Beginning in the second quarter of the eighteenth century, large numbers of land-seeking Pennsylvanians and European immigrants ventured down the Great Wagon Road into the southern backcountry. The earliest settlers came to western Maryland and the northern Valley of Virginia. Soon many new sites had been founded in the southern valley and in upcountry Carolina. The rapid establishment of towns created important market hubs for surrounding rural populations and inaugurated active trade connections with larger coastal cities.
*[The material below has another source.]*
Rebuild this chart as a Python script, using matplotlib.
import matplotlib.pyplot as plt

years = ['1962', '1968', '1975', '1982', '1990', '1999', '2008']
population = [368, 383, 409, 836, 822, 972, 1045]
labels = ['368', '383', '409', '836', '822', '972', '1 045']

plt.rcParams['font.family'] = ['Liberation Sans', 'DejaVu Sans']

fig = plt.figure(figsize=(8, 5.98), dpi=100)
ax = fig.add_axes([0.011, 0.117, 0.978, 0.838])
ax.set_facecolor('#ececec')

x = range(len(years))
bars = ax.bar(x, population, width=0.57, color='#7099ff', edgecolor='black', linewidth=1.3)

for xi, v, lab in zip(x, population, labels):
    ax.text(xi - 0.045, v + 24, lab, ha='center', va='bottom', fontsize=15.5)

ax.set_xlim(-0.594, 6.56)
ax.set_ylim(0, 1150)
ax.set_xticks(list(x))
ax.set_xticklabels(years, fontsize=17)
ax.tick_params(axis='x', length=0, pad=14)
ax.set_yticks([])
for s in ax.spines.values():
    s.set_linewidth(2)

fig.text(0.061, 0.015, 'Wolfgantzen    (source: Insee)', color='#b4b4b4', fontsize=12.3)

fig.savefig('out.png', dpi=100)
The eclectic cultural heritage of the southern backcountry is evidenced by the character of the artifacts made and used there. Large groups of German, Swiss, French, English, Irish, Welsh, and Scottish settlers came together in the region, bringing with them different social, religious, political, and craft traditions. In the backcountry, some early furniture forms bespeak the retention of conservative Old World kinship and social traditions, which in some communities long continued to determine the basic rhythms of daily life. Other forms, however, indicate an acceptance of New World concepts and fashions, and emphasize the considerable commercial development and cultural cooperation in the southern backcountry. Together, these objects are material reminders of a region distinguished by its great cultural vitality and creativity.